Œuvres

Samuel Beckett  (texte) / Neil Jordan  (vidéo)
Not I  1972/2000 #14mn
pièce filmée
Joué le 24 mars à 18h

© Neil Jordan

Not I, l'humain, l'humaine dans ce cas précis, n'a carrément plus de corps. De ces restes humains, tout ce qui demeure est une bouche, organe de la parole qui, tout en ressentant fortement l'urgence de dire, n'arrive plus à le faire de façon compréhensible.

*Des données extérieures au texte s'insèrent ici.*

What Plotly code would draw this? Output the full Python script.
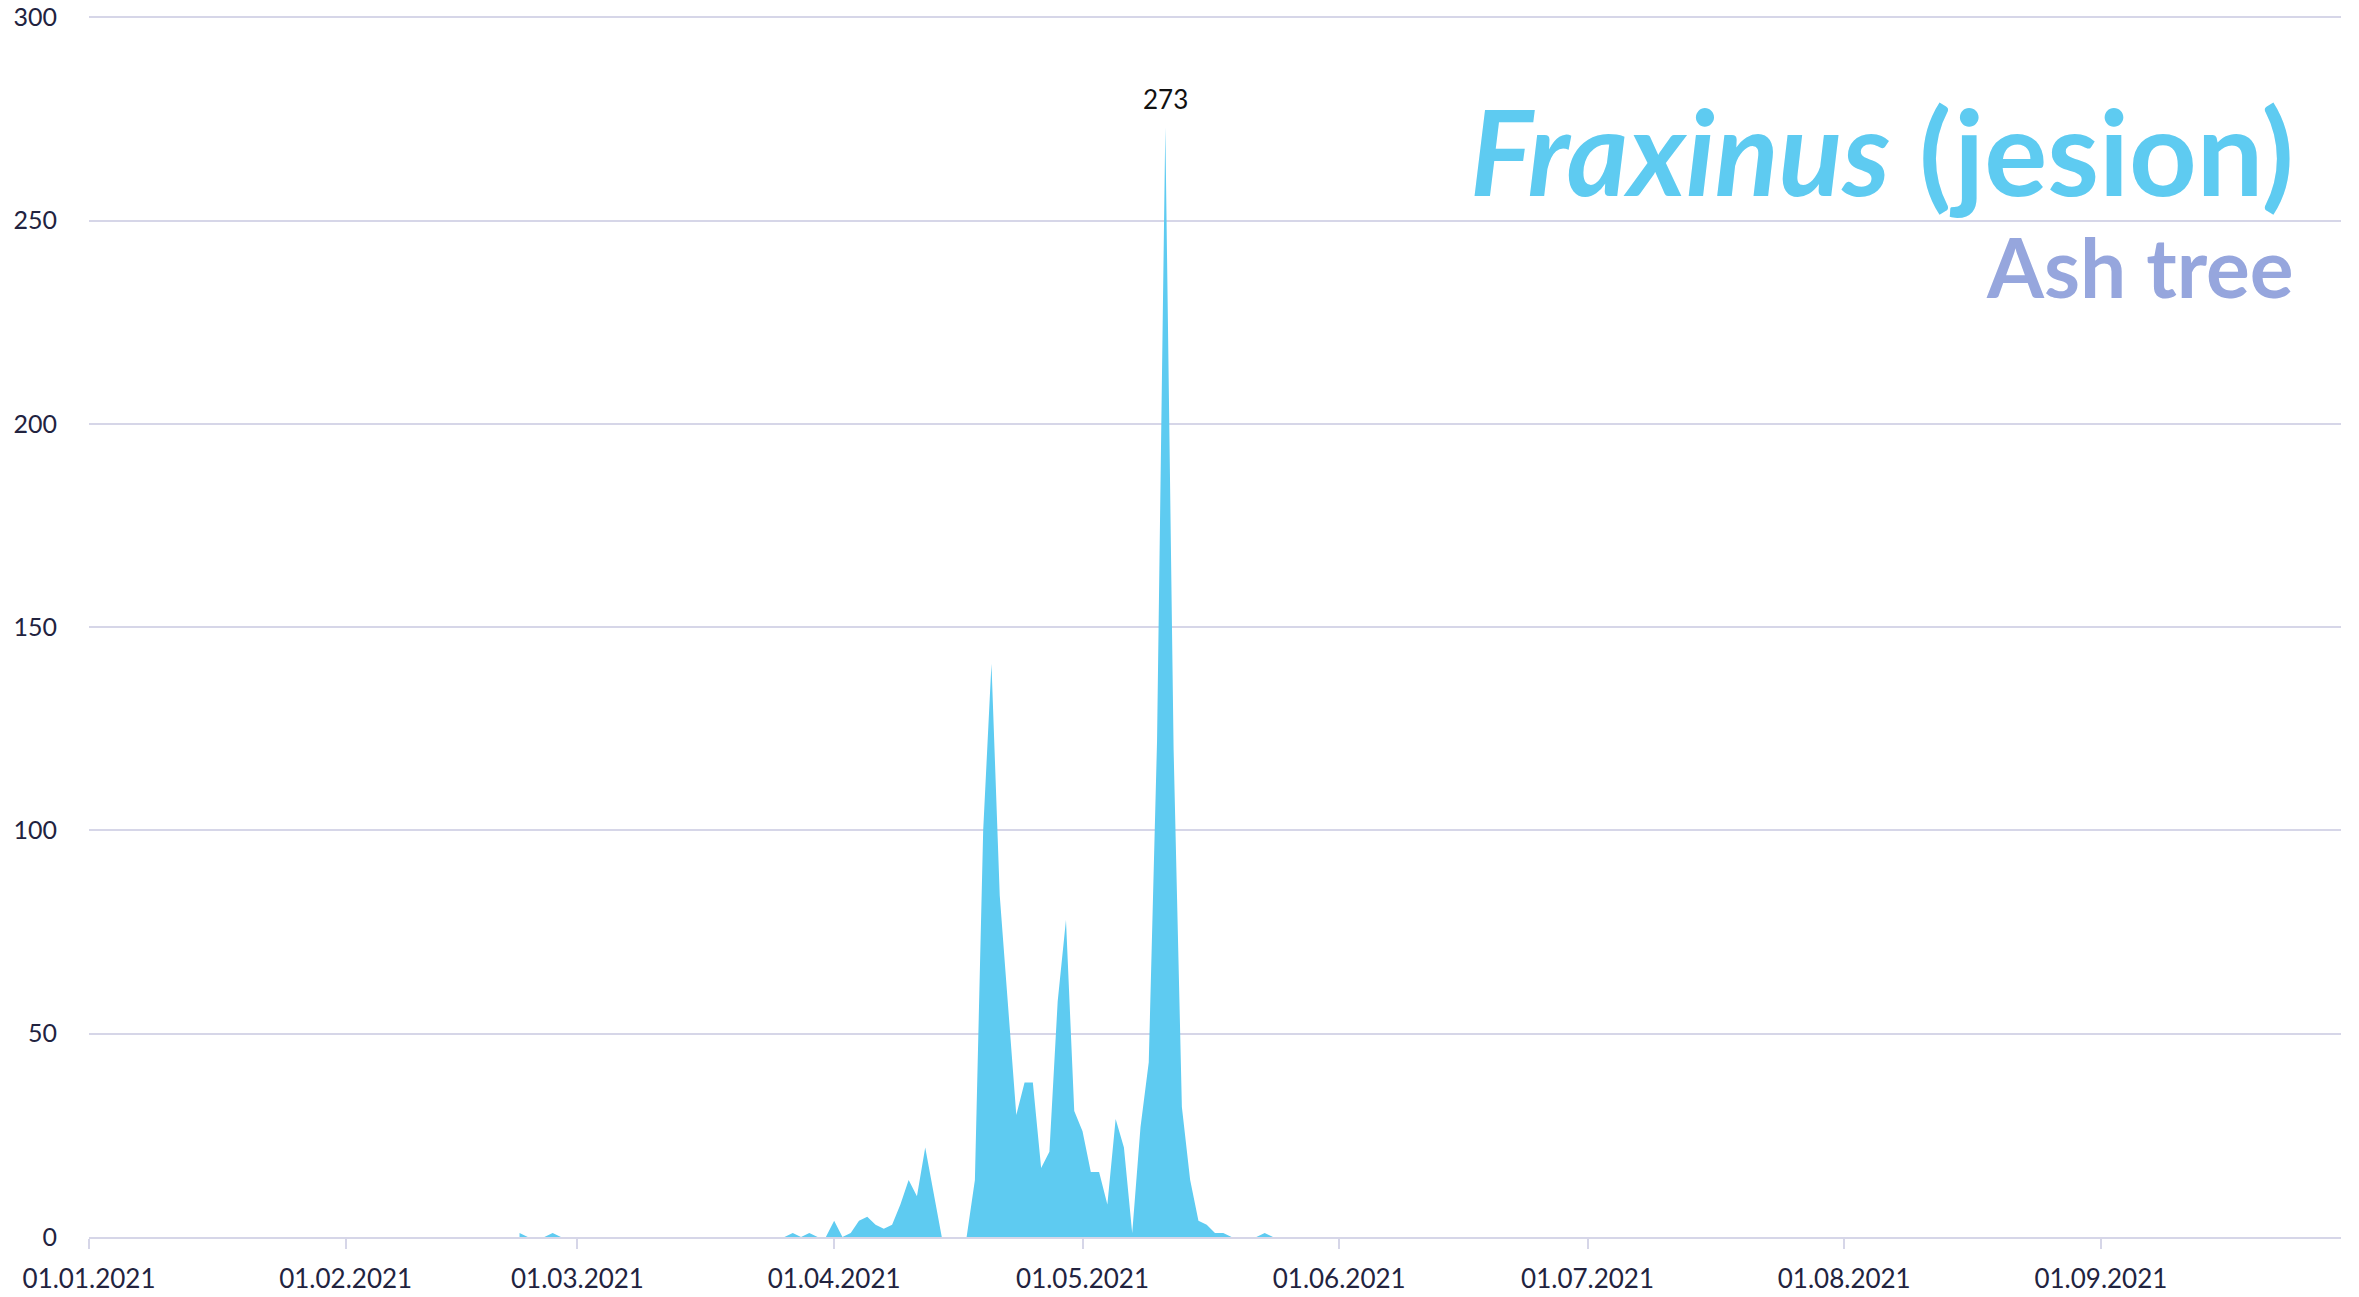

Alors que dans la pièce, Bouche se tient dans le vide, entourée de noir, plongée dans le néant d'un espace dénudé, dans le film, Beckett utilise le gros plan et nous rapproche sensiblement de Bouche. Afin de souligner encore davantage l'essoufflement, l'effritement, Beckett tourne un long plan séquence, sans plan de coupe, qui dure la totalité du texte dit par Bouche, soit quelque douze minutes. Avec Not I, nous sommes plongés au cœur d'une logorrhée ininterrompue, d'un soliloque effréné. Nous sommes attachés à l'univers étrange de ces lèvres qui ont sans doute jadis appartenu à une femme. De cette bouche qui a sans doute jadis un jour été. Fabuleuse, Billie Whitelaw halète, inspire, expire et respire ce poème dramatique. De plus en plus hachuré, syncopé, du chuchotement au chuchotement, cette bouche, ces lèvres, ces dents, cette langue qui nous sont présentés en gros plan, comme ces cris, ces What ? et ces questions incessantes qui retentissent de cet organe emplissant l'image, nous entraînent au cœur d'un tourbillon de mots qui s'entrechoquent, se complètent et s'annulent. Numéro d'actrice de haute voltige, film intense, propos trouble et troublant, Not I demeure non seulement un témoin privilégié du projet artistique de Samuel Beckett, mais également une preuve de la tragique beauté de l'univers qu'il met en place à l'intérieur de son processus de création.